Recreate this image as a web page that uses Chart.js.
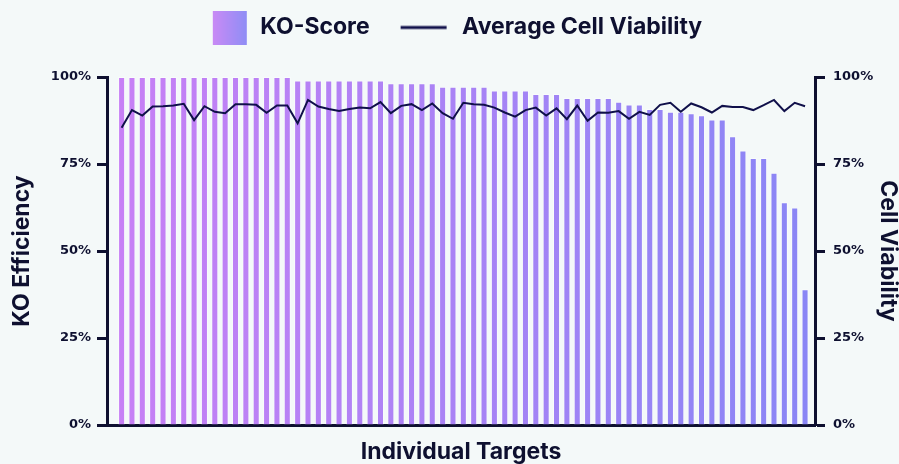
<!DOCTYPE html>
<html><head><meta charset="utf-8">
<script src="https://cdn.jsdelivr.net/npm/chart.js@4"></script>
<style>html,body{margin:0;padding:0;background:#f4f9f9;}#wrap{width:899px;height:464px;}</style>
</head><body><div id="wrap"><canvas id="c" width="899" height="464"></canvas></div>
<script>
// KO-Score per target (%), sorted descending
const koScore = [
  100,100,100,100,100,100,100,100,100,100,100,100,100,100,100,100,100,
  99.0,99.0,99.0,99.0,99.0,99.0,99.0,99.0,99.0,
  98.2,98.2,98.2,98.2,98.2,
  97.2,97.2,97.2,97.2,97.2,
  96.1,96.1,96.1,96.1,
  95.1,95.1,95.1,
  94.0,94.0,94.0,94.0,94.0,
  92.9,92.1,92.1,90.8,90.8,90.0,90.0,89.6,89.0,87.8,87.8,
  83.0,78.9,76.7,76.7,72.5,64.0,62.5,39.0
];
// Average cell viability per target (%)
const cellViability = [
  85.4,90.5,88.9,91.5,91.6,91.8,92.3,87.6,91.6,90.0,89.6,92.2,92.2,92.0,89.7,91.8,91.8,
  86.7,93.4,91.5,90.8,90.2,90.8,91.2,91.0,92.8,89.6,91.7,92.2,90.5,92.4,89.6,88.0,
  92.6,92.2,92.0,91.2,89.8,88.6,90.5,91.2,88.9,91.0,87.9,91.8,87.4,89.8,89.7,90.2,
  88.0,90.0,89.1,92.0,92.6,90.0,92.4,91.3,89.8,91.7,91.4,91.4,90.5,91.9,93.4,90.2,
  92.6,91.6
];
const targets = Array.from({length: koScore.length}, (_, i) => 'Target ' + (i + 1));
const yTicks = [0, 25, 50, 75, 100];
const seriesNames = ['KO-Score', 'Average Cell Viability'];
const axisTitles = {x: 'Individual Targets', left: 'KO Efficiency', right: 'Cell Viability'};

const INK = '#0e1030';
const C_START = '#c880f5';
const C_END = '#8986f5';
const TITLE_FONT = {family: 'Inter', size: 23, weight: 'bold', lineHeight: 1.1};
const TICK_FONT = {family: 'DejaVu Sans', size: 13, weight: 'bold'};

// legend glyphs
const BOXW = 52, GLYPH_H = 34;
function swatchCanvas() {
  const cv = document.createElement('canvas'); cv.width = BOXW; cv.height = GLYPH_H;
  const g = cv.getContext('2d');
  const gr = g.createLinearGradient(16, 0, 50, 0);
  gr.addColorStop(0, '#c98af5'); gr.addColorStop(1, '#8f8ef5');
  g.fillStyle = gr; g.fillRect(16, 0, 34, 34);
  return cv;
}
function lineCanvas() {
  const cv = document.createElement('canvas'); cv.width = BOXW; cv.height = GLYPH_H;
  const g = cv.getContext('2d');
  g.fillStyle = '#10104a'; g.fillRect(2, 15.5, 46, 3);
  return cv;
}
const swatch = swatchCanvas(), lineGlyph = lineCanvas();

let gradCache = null;
function barGradient(context) {
  const chart = context.chart; const area = chart.chartArea;
  if (!area) return C_START;
  if (!gradCache || gradCache.l !== area.left || gradCache.r !== area.right) {
    const g = chart.ctx.createLinearGradient(area.left, 0, area.right, 0);
    g.addColorStop(0, C_START); g.addColorStop(1, C_END);
    gradCache = {l: area.left, r: area.right, g};
  }
  return gradCache.g;
}

const PAD_TOP = -13;
const legendHeight = {
  id: 'legendHeight',
  beforeInit(chart) {
    const lg = chart.legend;
    const fit = lg.fit;
    lg.fit = function () { fit.call(this); this.height = 77 - PAD_TOP; };
  }
};

function yAxis(position, title, pad) {
  const left = position === 'left';
  return {
    type: 'linear', position, min: 0, max: 100,
    afterBuildTicks(scale) { scale.ticks = yTicks.map(v => ({value: v})); },
    afterFit(scale) { scale.width = left ? 107 : 84; },
    ticks: {color: INK, font: TICK_FONT, padding: pad, callback: v => v + '%'},
    grid: {drawOnChartArea: false, drawTicks: true, tickLength: 10, tickWidth: 3, tickColor: INK},
    border: {display: true, width: 3, color: INK},
    title: {display: true, text: title, color: INK,
            font: Object.assign({}, TITLE_FONT, {lineHeight: left ? 1.1 : 1.0}),
            padding: {top: left ? 9 : 0, bottom: 0}}
  };
}

new Chart(document.getElementById('c'), {
  data: {
    labels: targets,
    datasets: [
      {type: 'bar', label: seriesNames[0], data: koScore.map((v, i) => ({x: i, y: v})),
       yAxisID: 'y', backgroundColor: barGradient, borderColor: 'rgba(255,255,255,0.45)',
       borderWidth: 1, categoryPercentage: 1, barPercentage: 0.68, order: 1},
      {type: 'line', label: seriesNames[1], data: cellViability.map((v, i) => ({x: i, y: v})),
       yAxisID: 'y1', borderColor: '#10104a', borderWidth: 2, pointRadius: 0, tension: 0,
       fill: false, order: 0}
    ]
  },
  options: {
    responsive: false, animation: false, devicePixelRatio: 1,
    layout: {padding: {top: PAD_TOP, left: 0, right: 0, bottom: 0}},
    plugins: {
      legend: {
        position: 'top',
        labels: {
          usePointStyle: true, pointStyleWidth: BOXW, padding: 29,
          color: INK, font: {family: 'Inter', size: 23, weight: 'bold'},
          generateLabels() {
            return [
              {text: seriesNames[0], pointStyle: swatch, datasetIndex: 0, hidden: false, lineWidth: 0, fontColor: INK},
              {text: seriesNames[1], pointStyle: lineGlyph, datasetIndex: 1, hidden: false, lineWidth: 0, fontColor: INK}
            ];
          }
        }
      },
      tooltip: {callbacks: {title: items => targets[items[0].parsed.x]}}
    },
    scales: {
      x: {
        type: 'linear', position: 'bottom', min: -1.41, max: 66.96, offset: false,
        afterFit(scale) { scale.height = 39; },
        ticks: {display: false},
        grid: {display: false, offset: false},
        border: {display: true, width: 3, color: INK},
        title: {display: true, text: axisTitles.x, color: INK, font: TITLE_FONT, padding: {top: 0, bottom: -1}}
      },
      y: yAxis('left', axisTitles.left, 6),
      y1: yAxis('right', axisTitles.right, 8)
    }
  },
  plugins: [legendHeight]
});
</script></body></html>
#####
**WHAT IS ASKED**: Only the number is wanted: how many lines of the data contain the word "this"?

**TASK ANSWER**: 2